Open martinspetlik opened 4 years ago
Which 'format' do you mean? And which method of the storage API?
There is a method to specify the structure of the data and then the single sample is just a flat vector of values. We can only check that it has the correct length.
Consistent flatting and inflating of the samples has yet to be done. Packing has to be done in the simulation. Inflating in estimation.
sample_storage.save_global_data(self, result_format: List[QuantitySpec], step_range=None)
called from sampler.__init__
We can check the length. But we are not able to find out if user run mlmc with same simulation through all the runs which use single hdf file.
Test case:
run mlmc with modified simulation in the meantime -> It might failed (different length of result) or results might be inconsistant.
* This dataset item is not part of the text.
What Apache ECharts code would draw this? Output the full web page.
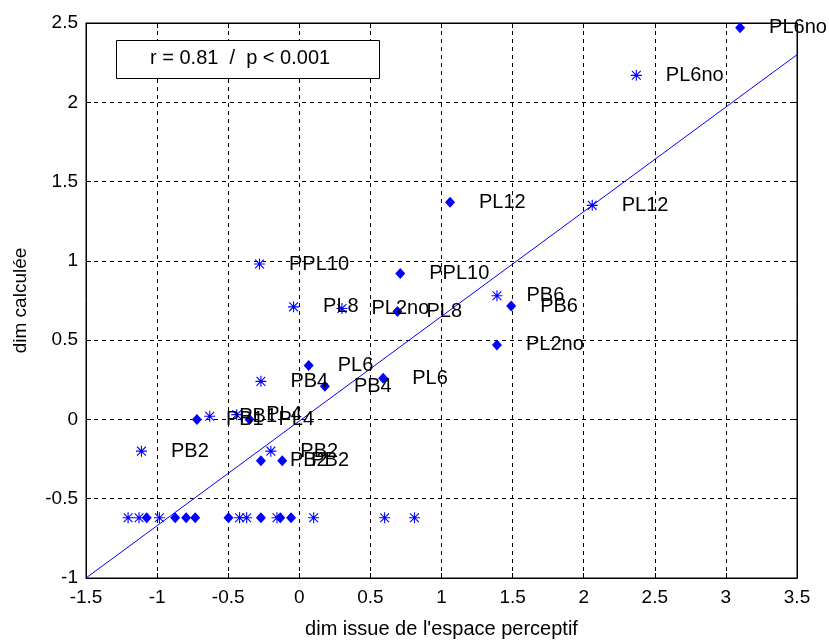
<!DOCTYPE html>
<html>
<head>
<meta charset="utf-8">
<script src="https://cdn.jsdelivr.net/npm/echarts@6/dist/echarts.min.js"></script>
<style>html,body{margin:0;padding:0;background:#fff}#c{width:829px;height:640px}</style>
</head>
<body>
<div id="c"></div>
<script>
// Labelled points, diamond markers
const diamondX = [3.10, 1.06, 0.71, 0.69, 1.49, 1.39, 0.066, 0.59, 0.18, -0.72, -0.35, -0.27, -0.12];
const diamondY = [2.47, 1.37, 0.92, 0.68, 0.715, 0.47, 0.34, 0.26, 0.21, 0.00, 0.00, -0.26, -0.26];
const diamondNames = ['PL6no', 'PL12', 'PPL10', 'PL8', 'PB6', 'PL2no', 'PL6', 'PL6', 'PB4', 'PB1', 'PL4', 'PB2', 'PB2'];
// Labelled points, asterisk markers
const starX = [2.37, 2.06, -0.28, -0.04, 0.30, 1.39, -0.27, -0.63, -0.44, -1.11, -0.20];
const starY = [2.17, 1.35, 0.98, 0.71, 0.70, 0.78, 0.24, 0.02, 0.03, -0.20, -0.20];
const starNames = ['PL6no', 'PL12', 'PPL10', 'PL8', 'PL2no', 'PB6', 'PB4', 'PB1', 'PL4', 'PB2', 'PB2'];
// Unlabelled bottom row
const baseDiamondX = [-1.073, -0.873, -0.796, -0.732, -0.498, -0.270, -0.134, -0.058];
const baseDiamondY = [-0.62, -0.62, -0.62, -0.62, -0.62, -0.62, -0.62, -0.62];
const baseStarX = [-1.204, -1.127, -0.984, -0.42, -0.37, -0.157, 0.101, 0.60, 0.81];
const baseStarY = [-0.62, -0.62, -0.62, -0.62, -0.62, -0.62, -0.62, -0.62, -0.62];
// Regression line end points
const lineX = [-1.5, 3.5];
const lineY = [-1.0, 2.30];
// Axes
const xTicks = [-1.5, -1, -0.5, 0, 0.5, 1, 1.5, 2, 2.5, 3, 3.5];
const yTicks = [-1, -0.5, 0, 0.5, 1, 1.5, 2, 2.5];
const statText = 'r = 0.81  /  p < 0.001';
const xTitle = "dim issue de l'espace perceptif";
const yTitle = 'dim calculée';

const FONT = 'Liberation Sans';
const BLUE = '#0000ff';
const STAR = 'path://M0 9L20 9L20 11L0 11Z M9 0L11 0L11 20L9 20Z M1.3 2.7L2.7 1.3L18.7 17.3L17.3 18.7Z M17.3 1.3L18.7 2.7L2.7 18.7L1.3 17.3Z';

function pts(xs, ys, names) {
  return xs.map((x, i) => names ? { value: [x, ys[i]], name: names[i] } : [x, ys[i]]);
}
function fmt(v) { return String(v); }

const chart = echarts.init(document.getElementById('c'), null, { renderer: 'canvas' });

const labelStyle = {
  show: true, position: 'right', formatter: '{b}',
  color: '#000', fontFamily: FONT, fontSize: 20
};

const axisCommon = {
  type: 'value',
  axisLine: { show: true, onZero: false, lineStyle: { color: '#000', width: 1 } },
  axisTick: { show: true, inside: true, length: 5, lineStyle: { color: '#000' } },
  axisLabel: { color: '#000', fontFamily: FONT, fontSize: 19 }
};

chart.setOption({
  animation: false,
  backgroundColor: '#fff',
  grid: { left: 86, right: 32, top: 23, bottom: 62, show: true, borderColor: '#000', borderWidth: 1,
          containLabel: false, outerBoundsMode: 'none' },
  xAxis: [
    Object.assign({}, axisCommon, {
      min: xTicks[0], max: xTicks[xTicks.length - 1], interval: 0.5, position: 'bottom',
      name: xTitle, nameLocation: 'middle', nameGap: 41,
      nameTextStyle: { color: '#000', fontFamily: FONT, fontSize: 20 },
      axisLabel: Object.assign({}, axisCommon.axisLabel, { margin: 10, formatter: fmt, showMinLabel: true, showMaxLabel: true }),
      splitLine: { show: true, lineStyle: { color: '#000', type: [4, 4], width: 1 } }
    }),
    Object.assign({}, axisCommon, {
      min: xTicks[0], max: xTicks[xTicks.length - 1], interval: 0.5, position: 'top',
      axisLabel: { show: false }, splitLine: { show: false }
    })
  ],
  yAxis: [
    Object.assign({}, axisCommon, {
      min: yTicks[0], max: yTicks[yTicks.length - 1], interval: 0.5, position: 'left',
      name: yTitle, nameLocation: 'middle', nameGap: 56,
      nameTextStyle: { color: '#000', fontFamily: FONT, fontSize: 19 },
      axisLabel: Object.assign({}, axisCommon.axisLabel, { margin: 8, formatter: fmt, showMinLabel: true, showMaxLabel: true }),
      splitLine: { show: true, lineStyle: { color: '#000', type: [4, 4], width: 1 } }
    }),
    Object.assign({}, axisCommon, {
      min: yTicks[0], max: yTicks[yTicks.length - 1], interval: 0.5, position: 'right',
      axisLabel: { show: false }, splitLine: { show: false }
    })
  ],
  series: [
    {
      type: 'line', data: pts(lineX, lineY), showSymbol: false, symbol: 'none',
      lineStyle: { color: BLUE, width: 1 }, silent: true, z: 2
    },
    {
      type: 'scatter', data: pts(diamondX, diamondY, diamondNames), symbol: 'diamond', symbolSize: [10, 11],
      itemStyle: { color: BLUE, opacity: 1 }, label: Object.assign({}, labelStyle, { distance: 24 }), z: 3
    },
    {
      type: 'scatter', data: pts(starX, starY, starNames), symbol: STAR, symbolSize: 11,
      itemStyle: { color: BLUE, opacity: 1 }, label: Object.assign({}, labelStyle, { distance: 24 }), z: 3
    },
    {
      type: 'scatter', data: pts(baseDiamondX, baseDiamondY), symbol: 'diamond', symbolSize: [10, 11],
      itemStyle: { color: BLUE, opacity: 1 }, z: 3
    },
    {
      type: 'scatter', data: pts(baseStarX, baseStarY), symbol: STAR, symbolSize: 11,
      itemStyle: { color: BLUE, opacity: 1 }, z: 3
    }
  ],
  graphic: [
    {
      type: 'rect', left: 116, top: 40, z: 10,
      shape: { width: 263, height: 38 },
      style: { fill: '#fff', stroke: '#000', lineWidth: 1 }
    },
    {
      type: 'text', left: 150, top: 48, z: 11,
      style: { text: statText, fill: '#000', font: '20px "Liberation Sans"' }
    }
  ]
});
</script>
</body>
</html>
We currently depend on user in terms of result_format consistency. It might be ok and I think we agreed on that. Nevertheless there is a room for improvement.
Sure, simulation inconsistency between restarted sample collection is an issue. But we can live with that right now.
Few notes:
Theoretically we can compute a hash of the simulation compute method, but it may depend on other modules. I see no way to have a check that is robust against all changes in the simulation.
If we are unable to track the changes in the simulation, we can possibly detect such changes from the data if we mark samples by a 'run signature' e.g. by the time of the start of the main script. Then it could be possible to apply statistical tests for the same mean values between runs.
Am I supposed to check samples data format while saving to storage?